#### Problem to solve
Quote the whole listing word for word. Do not include the pictures.

#### Information provided
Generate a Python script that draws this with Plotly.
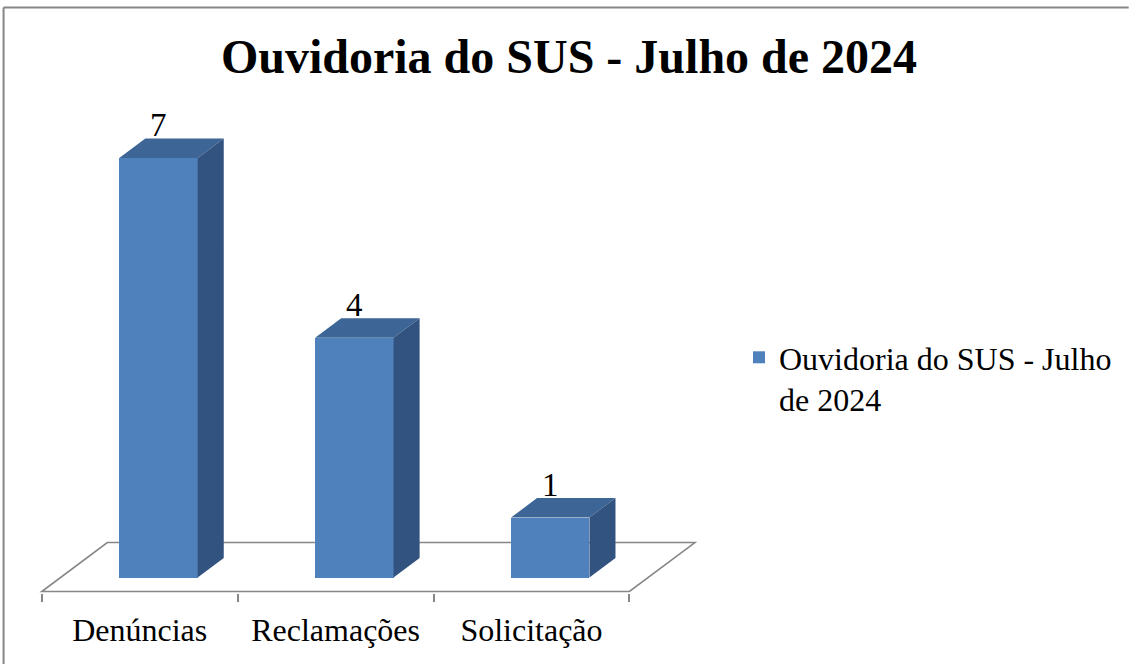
import plotly.graph_objects as go

# ---------------- data ----------------
categories = ["Denúncias", "Reclamações", "Solicitação"]
values = [7, 4, 1]
series_name = "Ouvidoria do SUS - Julho de 2024"
title_text = "Ouvidoria do SUS - Julho de 2024"

# ---------------- layout constants (pixels) ----------------
W, H = 1132, 664
PX_CAT = 197.33          # pixels per category
PX_VAL = 60.0            # pixels per value unit
FLOOR_LEFT_PX = 42.0     # pixel x of floor front-left corner (x = -0.5)
FLOOR_FRONT_PX = 592.0   # pixel y of floor front edge (y = 0)
X_MIN, X_MAX = -0.55, 3.0
Y_MIN, Y_MAX = -0.025, 8.0

# oblique depth vector (full floor depth) in axis units
DEPTH_DX = 66.0 / PX_CAT
DEPTH_DY = 49.0 / PX_VAL
D_FRONT, D_BACK = 0.286, 0.684   # bar front/back depth fractions
BAR_W = 79.0 / PX_CAT

FRONT_COLOR = "#4F81BD"
TOP_COLOR = "#3D6696"
SIDE_COLOR = "#32537F"
GRAY = "#868686"
FONT = "Liberation Serif, Times New Roman, serif"

# margins derived so that axis units map to the reference pixels
m_l = FLOOR_LEFT_PX + (X_MIN + 0.5) * PX_CAT
plot_w = (X_MAX - X_MIN) * PX_CAT
m_r = W - m_l - plot_w
m_b = H - FLOOR_FRONT_PX + Y_MIN * PX_VAL
plot_h = (Y_MAX - Y_MIN) * PX_VAL
m_t = H - m_b - plot_h

def px_to_paper(px, py):
    return (px - m_l) / plot_w, (H - m_b - py) / plot_h

idx = list(range(len(categories)))
xc = [i + DEPTH_DX * D_FRONT for i in idx]
base = DEPTH_DY * D_FRONT
ddx = DEPTH_DX * (D_BACK - D_FRONT)
ddy = DEPTH_DY * (D_BACK - D_FRONT)

fig = go.Figure()

# front faces
fig.add_trace(go.Bar(
    x=xc, y=values, base=[base] * len(values), width=BAR_W,
    marker=dict(color=FRONT_COLOR, line=dict(width=0)),
    name=series_name.replace(" - Julho de", " - Julho<br>de"),
    showlegend=True, hoverinfo="skip",
))

# top faces and side faces
tx, ty, sx, sy = [], [], [], []
for x, v in zip(xc, values):
    l, r = x - BAR_W / 2, x + BAR_W / 2
    top = base + v
    tx += [l, r, r + ddx, l + ddx, l, None]
    ty += [top, top, top + ddy, top + ddy, top, None]
    sx += [r, r, r + ddx, r + ddx, r, None]
    sy += [base, top, top + ddy, base + ddy, base, None]

fig.add_trace(go.Scatter(x=tx, y=ty, mode="lines", fill="toself",
                         fillcolor=TOP_COLOR, line=dict(width=0, color=TOP_COLOR),
                         showlegend=False, hoverinfo="skip"))
fig.add_trace(go.Scatter(x=sx, y=sy, mode="lines", fill="toself",
                         fillcolor=SIDE_COLOR, line=dict(width=0, color=SIDE_COLOR),
                         showlegend=False, hoverinfo="skip"))

# floor (drawn below the traces)
n = len(categories)
fx = [-0.5, n - 0.5, n - 0.5 + DEPTH_DX, -0.5 + DEPTH_DX]
fy = [0, 0, DEPTH_DY, DEPTH_DY]
path = "M {} {} L {} {} L {} {} L {} {} Z".format(fx[0], fy[0], fx[1], fy[1], fx[2], fy[2], fx[3], fy[3])
shapes = [dict(type="path", path=path, xref="x", yref="y", layer="below",
               fillcolor="white", line=dict(color=GRAY, width=1.6))]

# chart border (top and left)
bx0, by0 = px_to_paper(3.5, 7.5)
bx1, _ = px_to_paper(W + 5, 7.5)
_, by1 = px_to_paper(3.5, H + 5)
shapes.append(dict(type="line", xref="paper", yref="paper", x0=bx0, y0=by0, x1=bx1, y1=by0,
                   line=dict(color=GRAY, width=2)))
shapes.append(dict(type="line", xref="paper", yref="paper", x0=bx0, y0=by0, x1=bx0, y1=by1,
                   line=dict(color=GRAY, width=2)))

# data labels
annotations = []
for x, v in zip(xc, values):
    annotations.append(dict(x=x, y=base + v + ddy, xref="x", yref="y", text=str(v),
                            showarrow=False, yanchor="bottom", xanchor="center", yshift=-7,
                            font=dict(family=FONT, size=33, color="black")))

fig.update_layout(
    width=W, height=H,
    margin=dict(l=m_l, r=m_r, t=m_t, b=m_b, pad=0),
    paper_bgcolor="white", plot_bgcolor="white",
    font=dict(family=FONT, color="black"),
    title=dict(text=title_text, x=569 / W, xref="container", xanchor="center",
               y=1 - 56 / H, yref="container", yanchor="middle",
               font=dict(family=FONT, size=48, color="black", weight="bold")),
    xaxis=dict(range=[X_MIN, X_MAX], tickmode="array", tickvals=idx, ticktext=categories,
               ticks="", showgrid=False, zeroline=False, showline=False,
               minor=dict(tickmode="array", tickvals=[i - 0.5 for i in range(n + 1)],
                          ticks="outside", ticklen=8, tickcolor=GRAY, tickwidth=1.6,
                          showgrid=False),
               tickfont=dict(family=FONT, size=32, color="black"),
               ticklabelstandoff=15, fixedrange=True),
    yaxis=dict(range=[Y_MIN, Y_MAX], visible=False, showgrid=False, zeroline=False,
               fixedrange=True),
    showlegend=True,
    legend=dict(x=739 / W, xref="container", xanchor="left",
                y=1 - 330 / H, yref="container", yanchor="top", valign="top",
                font=dict(family=FONT, size=32, color="black"),
                bgcolor="rgba(0,0,0,0)", itemclick=False, itemdoubleclick=False),
    shapes=shapes,
    annotations=annotations,
    bargap=0,
)

fig.write_html("out.html")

#### Worked answer
Generate a Python script that draws this with Plotly.
import plotly.graph_objects as go

# ---------------- data ----------------
categories = ["Denúncias", "Reclamações", "Solicitação"]
values = [7, 4, 1]
series_name = "Ouvidoria do SUS - Julho de 2024"
title_text = "Ouvidoria do SUS - Julho de 2024"

# ---------------- layout constants (pixels) ----------------
W, H = 1132, 664
PX_CAT = 197.33          # pixels per category
PX_VAL = 60.0            # pixels per value unit
FLOOR_LEFT_PX = 42.0     # pixel x of floor front-left corner (x = -0.5)
FLOOR_FRONT_PX = 592.0   # pixel y of floor front edge (y = 0)
X_MIN, X_MAX = -0.55, 3.0
Y_MIN, Y_MAX = -0.025, 8.0

# oblique depth vector (full floor depth) in axis units
DEPTH_DX = 66.0 / PX_CAT
DEPTH_DY = 49.0 / PX_VAL
D_FRONT, D_BACK = 0.286, 0.684   # bar front/back depth fractions
BAR_W = 79.0 / PX_CAT

FRONT_COLOR = "#4F81BD"
TOP_COLOR = "#3D6696"
SIDE_COLOR = "#32537F"
GRAY = "#868686"
FONT = "Liberation Serif, Times New Roman, serif"

# margins derived so that axis units map to the reference pixels
m_l = FLOOR_LEFT_PX + (X_MIN + 0.5) * PX_CAT
plot_w = (X_MAX - X_MIN) * PX_CAT
m_r = W - m_l - plot_w
m_b = H - FLOOR_FRONT_PX + Y_MIN * PX_VAL
plot_h = (Y_MAX - Y_MIN) * PX_VAL
m_t = H - m_b - plot_h

def px_to_paper(px, py):
    return (px - m_l) / plot_w, (H - m_b - py) / plot_h

idx = list(range(len(categories)))
xc = [i + DEPTH_DX * D_FRONT for i in idx]
base = DEPTH_DY * D_FRONT
ddx = DEPTH_DX * (D_BACK - D_FRONT)
ddy = DEPTH_DY * (D_BACK - D_FRONT)

fig = go.Figure()

# front faces
fig.add_trace(go.Bar(
    x=xc, y=values, base=[base] * len(values), width=BAR_W,
    marker=dict(color=FRONT_COLOR, line=dict(width=0)),
    name=series_name.replace(" - Julho de", " - Julho<br>de"),
    showlegend=True, hoverinfo="skip",
))

# top faces and side faces
tx, ty, sx, sy = [], [], [], []
for x, v in zip(xc, values):
    l, r = x - BAR_W / 2, x + BAR_W / 2
    top = base + v
    tx += [l, r, r + ddx, l + ddx, l, None]
    ty += [top, top, top + ddy, top + ddy, top, None]
    sx += [r, r, r + ddx, r + ddx, r, None]
    sy += [base, top, top + ddy, base + ddy, base, None]

fig.add_trace(go.Scatter(x=tx, y=ty, mode="lines", fill="toself",
                         fillcolor=TOP_COLOR, line=dict(width=0, color=TOP_COLOR),
                         showlegend=False, hoverinfo="skip"))
fig.add_trace(go.Scatter(x=sx, y=sy, mode="lines", fill="toself",
                         fillcolor=SIDE_COLOR, line=dict(width=0, color=SIDE_COLOR),
                         showlegend=False, hoverinfo="skip"))

# floor (drawn below the traces)
n = len(categories)
fx = [-0.5, n - 0.5, n - 0.5 + DEPTH_DX, -0.5 + DEPTH_DX]
fy = [0, 0, DEPTH_DY, DEPTH_DY]
path = "M {} {} L {} {} L {} {} L {} {} Z".format(fx[0], fy[0], fx[1], fy[1], fx[2], fy[2], fx[3], fy[3])
shapes = [dict(type="path", path=path, xref="x", yref="y", layer="below",
               fillcolor="white", line=dict(color=GRAY, width=1.6))]

# chart border (top and left)
bx0, by0 = px_to_paper(3.5, 7.5)
bx1, _ = px_to_paper(W + 5, 7.5)
_, by1 = px_to_paper(3.5, H + 5)
shapes.append(dict(type="line", xref="paper", yref="paper", x0=bx0, y0=by0, x1=bx1, y1=by0,
                   line=dict(color=GRAY, width=2)))
shapes.append(dict(type="line", xref="paper", yref="paper", x0=bx0, y0=by0, x1=bx0, y1=by1,
                   line=dict(color=GRAY, width=2)))

# data labels
annotations = []
for x, v in zip(xc, values):
    annotations.append(dict(x=x, y=base + v + ddy, xref="x", yref="y", text=str(v),
                            showarrow=False, yanchor="bottom", xanchor="center", yshift=-7,
                            font=dict(family=FONT, size=33, color="black")))

fig.update_layout(
    width=W, height=H,
    margin=dict(l=m_l, r=m_r, t=m_t, b=m_b, pad=0),
    paper_bgcolor="white", plot_bgcolor="white",
    font=dict(family=FONT, color="black"),
    title=dict(text=title_text, x=569 / W, xref="container", xanchor="center",
               y=1 - 56 / H, yref="container", yanchor="middle",
               font=dict(family=FONT, size=48, color="black", weight="bold")),
    xaxis=dict(range=[X_MIN, X_MAX], tickmode="array", tickvals=idx, ticktext=categories,
               ticks="", showgrid=False, zeroline=False, showline=False,
               minor=dict(tickmode="array", tickvals=[i - 0.5 for i in range(n + 1)],
                          ticks="outside", ticklen=8, tickcolor=GRAY, tickwidth=1.6,
                          showgrid=False),
               tickfont=dict(family=FONT, size=32, color="black"),
               ticklabelstandoff=15, fixedrange=True),
    yaxis=dict(range=[Y_MIN, Y_MAX], visible=False, showgrid=False, zeroline=False,
               fixedrange=True),
    showlegend=True,
    legend=dict(x=739 / W, xref="container", xanchor="left",
                y=1 - 330 / H, yref="container", yanchor="top", valign="top",
                font=dict(family=FONT, size=32, color="black"),
                bgcolor="rgba(0,0,0,0)", itemclick=False, itemdoubleclick=False),
    shapes=shapes,
    annotations=annotations,
    bargap=0,
)

fig.write_html("out.html")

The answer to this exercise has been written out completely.